Are the Equal Pay Initiatives What They Seem to Be? - American Society of Employers - Anthony Kaylin

Are the Equal Pay Initiatives What They Seem to Be?

equal pay

When the Equal Pay Act (EPA) was passed in 1963, it made it illegal for employers to pay women lower wages than men for equal work on jobs requiring the same skill, effort, and responsibility.  Over the years, these cases were far and few between and difficult to win.  As a result, the previous administration as well as a growing number of blue (Democratic controlled) states have passed more rigorous pay discrimination laws, pushing for pay transparency as a solution for the wage gap crisis.

But the logic of pay transparency is not a focus of equal pay but of traditional pay grade structure which unions favor.  In fact, if these states had their way, all employers would employ a stable pay structure, similar to what they do for their state workers, where everyone knows everyone’s pay because the scale is published and movement is all but guaranteed up the steps in each grade. 

Pay for performance would go to the wayside, making it difficult to motivate workers to improve productivity if they know that even being mediocre guarantees a raise and movement up the ladder.  In fact, the pay transparency movement is more about government pushing the unionizing of employers than it concerns itself with equal pay.  Should employers really worry about unions today?  Not too much – as unions in the private workforce have decreased dramatically.  But if these states can push union requirements onto private employers, unions eventually win.

There are two major areas where pay inequality comes into play directly: starting salaries and promotions.  With starting salaries, because of the talent shortage, managers are pushing HR to hire at higher salaries without comparing to current incumbents and qualifications.  Thus, there is a growing trend of salary compression.  When current employees find out, they start looking for a new job.  Two direct problems are created leading to salary budget issues.

The second area where pay inequality hits is promotions.  Generally, most employers have promotional guidelines with a jump of salary from one level to the next plus merit.  However, the jump of salary may not match even the lowest in title, and salary compression comes into play.  Further, there may be no written plan to get the promoted employee to the level equal to the current title equivalent; therefore, perpetuating the disparity.
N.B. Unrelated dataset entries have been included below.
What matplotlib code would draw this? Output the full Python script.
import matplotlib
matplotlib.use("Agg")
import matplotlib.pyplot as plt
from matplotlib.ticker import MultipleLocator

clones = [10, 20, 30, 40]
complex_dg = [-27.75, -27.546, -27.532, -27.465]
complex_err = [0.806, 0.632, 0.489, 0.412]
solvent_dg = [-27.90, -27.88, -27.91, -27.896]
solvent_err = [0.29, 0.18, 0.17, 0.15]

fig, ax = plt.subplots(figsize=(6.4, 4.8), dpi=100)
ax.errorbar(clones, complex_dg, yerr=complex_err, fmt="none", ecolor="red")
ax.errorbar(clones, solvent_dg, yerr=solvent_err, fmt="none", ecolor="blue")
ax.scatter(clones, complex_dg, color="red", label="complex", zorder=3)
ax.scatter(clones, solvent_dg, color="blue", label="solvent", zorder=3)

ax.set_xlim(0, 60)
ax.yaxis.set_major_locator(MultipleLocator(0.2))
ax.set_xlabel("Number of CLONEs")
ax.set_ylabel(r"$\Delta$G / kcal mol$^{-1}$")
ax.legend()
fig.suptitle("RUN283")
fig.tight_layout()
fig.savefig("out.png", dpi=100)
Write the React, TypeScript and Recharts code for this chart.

A third issue that has been raised recently is the impact of performance reviews.  Most are not done correctly, are subjective in nature, and impact either merit or variable pay.  The government has raised concerns of whether performance reviews should be validated as assessment instruments, like tests, given their impact on the merit and variable pay evaluation process.

Further, the failure to pay appropriately impacts benefits as well.  Those hit by salary compression will lose out in monies in 401K plans and social security calculations.  Further, the more appropriate way to reward high performers, incentive or variable pay, will also be less for this population.

In addition, family leave (maternity and now paternity leaves) has been identified as a major cause of disparities.  If an employee takes any lengthy time off for maternity leave, she is penalized for that time off.  No raises or promotions or otherwise increases in salary (except for normal merit equalization upon return assuming an employer does that).  

Given the prevalence of leave laws from state to local jurisdictions, cost of daycare, and the need for flexibility, employers need to rethink work time and place, productivity, career pathing, and coaching and mentoring.  All these things would allow a woman who left on maternity leave to come back without loss of seniority, benefits, and raises.  For example, there is no reason a woman who was working full-time could not come back in a part-time basis and still be on the promotion track.

In the long-run, HR has to take the lead and reconfigure traditional approaches to careers and pay for performance.  These ideas have been long around and discussed, but technology today has disrupted the traditional mindset of what a career should look like.  It requires a lot of employee training, especially leaders in the organization.  In the end, HR should not be sidetracked by equal pay laws and transparency initiatives, but instead use these as levers to push management to better pricing controls and decisions to reduce disparities.